* Data block

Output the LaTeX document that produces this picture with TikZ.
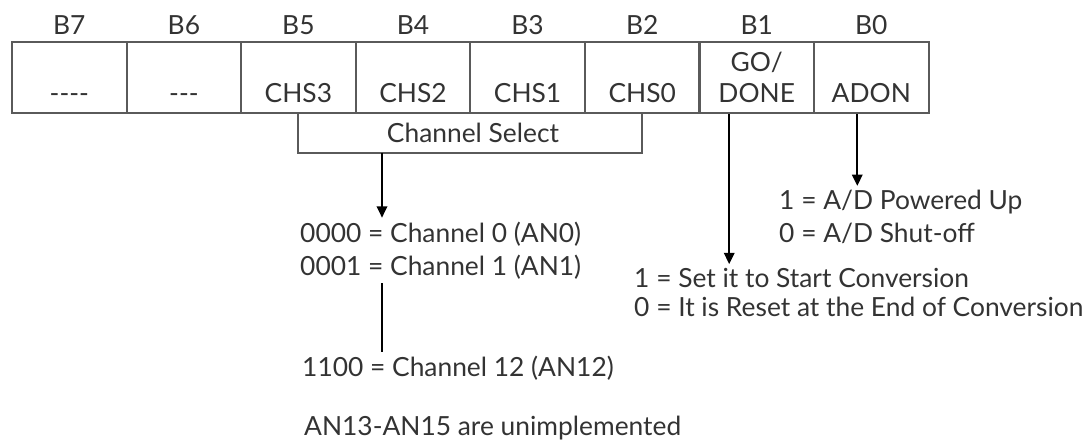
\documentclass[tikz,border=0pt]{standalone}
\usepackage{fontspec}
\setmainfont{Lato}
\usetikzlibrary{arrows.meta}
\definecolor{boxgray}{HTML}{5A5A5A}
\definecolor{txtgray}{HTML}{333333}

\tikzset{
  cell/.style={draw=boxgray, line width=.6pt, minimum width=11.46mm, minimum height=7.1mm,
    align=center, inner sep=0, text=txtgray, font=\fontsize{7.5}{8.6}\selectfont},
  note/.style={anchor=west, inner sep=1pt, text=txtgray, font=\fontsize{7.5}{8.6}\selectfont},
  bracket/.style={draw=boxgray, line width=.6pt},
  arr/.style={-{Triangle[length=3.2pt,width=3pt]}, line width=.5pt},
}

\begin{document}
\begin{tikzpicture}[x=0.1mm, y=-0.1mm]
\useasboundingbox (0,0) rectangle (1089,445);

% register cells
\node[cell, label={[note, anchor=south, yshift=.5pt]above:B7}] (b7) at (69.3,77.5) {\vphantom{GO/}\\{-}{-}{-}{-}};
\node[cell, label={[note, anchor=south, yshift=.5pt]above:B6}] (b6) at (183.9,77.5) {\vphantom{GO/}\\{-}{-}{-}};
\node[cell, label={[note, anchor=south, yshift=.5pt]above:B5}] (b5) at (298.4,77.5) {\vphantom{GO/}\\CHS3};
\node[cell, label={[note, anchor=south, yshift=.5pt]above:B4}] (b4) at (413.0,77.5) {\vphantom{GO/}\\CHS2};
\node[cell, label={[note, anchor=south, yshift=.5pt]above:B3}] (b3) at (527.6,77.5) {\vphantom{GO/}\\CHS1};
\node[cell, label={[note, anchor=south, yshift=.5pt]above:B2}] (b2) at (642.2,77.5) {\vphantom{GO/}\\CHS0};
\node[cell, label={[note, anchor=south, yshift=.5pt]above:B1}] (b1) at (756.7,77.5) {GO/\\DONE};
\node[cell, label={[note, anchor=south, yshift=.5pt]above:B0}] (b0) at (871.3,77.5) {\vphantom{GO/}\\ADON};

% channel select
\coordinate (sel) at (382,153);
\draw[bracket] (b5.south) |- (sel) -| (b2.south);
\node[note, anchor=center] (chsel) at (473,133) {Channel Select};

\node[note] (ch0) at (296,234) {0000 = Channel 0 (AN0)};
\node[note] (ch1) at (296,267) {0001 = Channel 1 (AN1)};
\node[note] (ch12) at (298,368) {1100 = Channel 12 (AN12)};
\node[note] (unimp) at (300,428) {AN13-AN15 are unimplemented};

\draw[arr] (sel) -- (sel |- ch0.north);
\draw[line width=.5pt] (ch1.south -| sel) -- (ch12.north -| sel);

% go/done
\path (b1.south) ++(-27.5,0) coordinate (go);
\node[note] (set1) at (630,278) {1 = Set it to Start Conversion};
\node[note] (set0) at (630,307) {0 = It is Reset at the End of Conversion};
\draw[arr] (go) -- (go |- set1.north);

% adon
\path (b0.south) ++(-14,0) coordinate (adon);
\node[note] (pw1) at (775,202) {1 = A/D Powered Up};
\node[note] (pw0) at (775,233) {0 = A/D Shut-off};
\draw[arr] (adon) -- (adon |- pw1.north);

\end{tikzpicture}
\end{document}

* Given task
Reproduce the data above word for word from its first line through the line that holds "(b0) at (871.3,77.5)", both ends included; skip pictures.

* Correct output
Output the LaTeX document that produces this picture with TikZ.
\documentclass[tikz,border=0pt]{standalone}
\usepackage{fontspec}
\setmainfont{Lato}
\usetikzlibrary{arrows.meta}
\definecolor{boxgray}{HTML}{5A5A5A}
\definecolor{txtgray}{HTML}{333333}

\tikzset{
  cell/.style={draw=boxgray, line width=.6pt, minimum width=11.46mm, minimum height=7.1mm,
    align=center, inner sep=0, text=txtgray, font=\fontsize{7.5}{8.6}\selectfont},
  note/.style={anchor=west, inner sep=1pt, text=txtgray, font=\fontsize{7.5}{8.6}\selectfont},
  bracket/.style={draw=boxgray, line width=.6pt},
  arr/.style={-{Triangle[length=3.2pt,width=3pt]}, line width=.5pt},
}

\begin{document}
\begin{tikzpicture}[x=0.1mm, y=-0.1mm]
\useasboundingbox (0,0) rectangle (1089,445);

% register cells
\node[cell, label={[note, anchor=south, yshift=.5pt]above:B7}] (b7) at (69.3,77.5) {\vphantom{GO/}\\{-}{-}{-}{-}};
\node[cell, label={[note, anchor=south, yshift=.5pt]above:B6}] (b6) at (183.9,77.5) {\vphantom{GO/}\\{-}{-}{-}};
\node[cell, label={[note, anchor=south, yshift=.5pt]above:B5}] (b5) at (298.4,77.5) {\vphantom{GO/}\\CHS3};
\node[cell, label={[note, anchor=south, yshift=.5pt]above:B4}] (b4) at (413.0,77.5) {\vphantom{GO/}\\CHS2};
\node[cell, label={[note, anchor=south, yshift=.5pt]above:B3}] (b3) at (527.6,77.5) {\vphantom{GO/}\\CHS1};
\node[cell, label={[note, anchor=south, yshift=.5pt]above:B2}] (b2) at (642.2,77.5) {\vphantom{GO/}\\CHS0};
\node[cell, label={[note, anchor=south, yshift=.5pt]above:B1}] (b1) at (756.7,77.5) {GO/\\DONE};
\node[cell, label={[note, anchor=south, yshift=.5pt]above:B0}] (b0) at (871.3,77.5) {\vphantom{GO/}\\ADON};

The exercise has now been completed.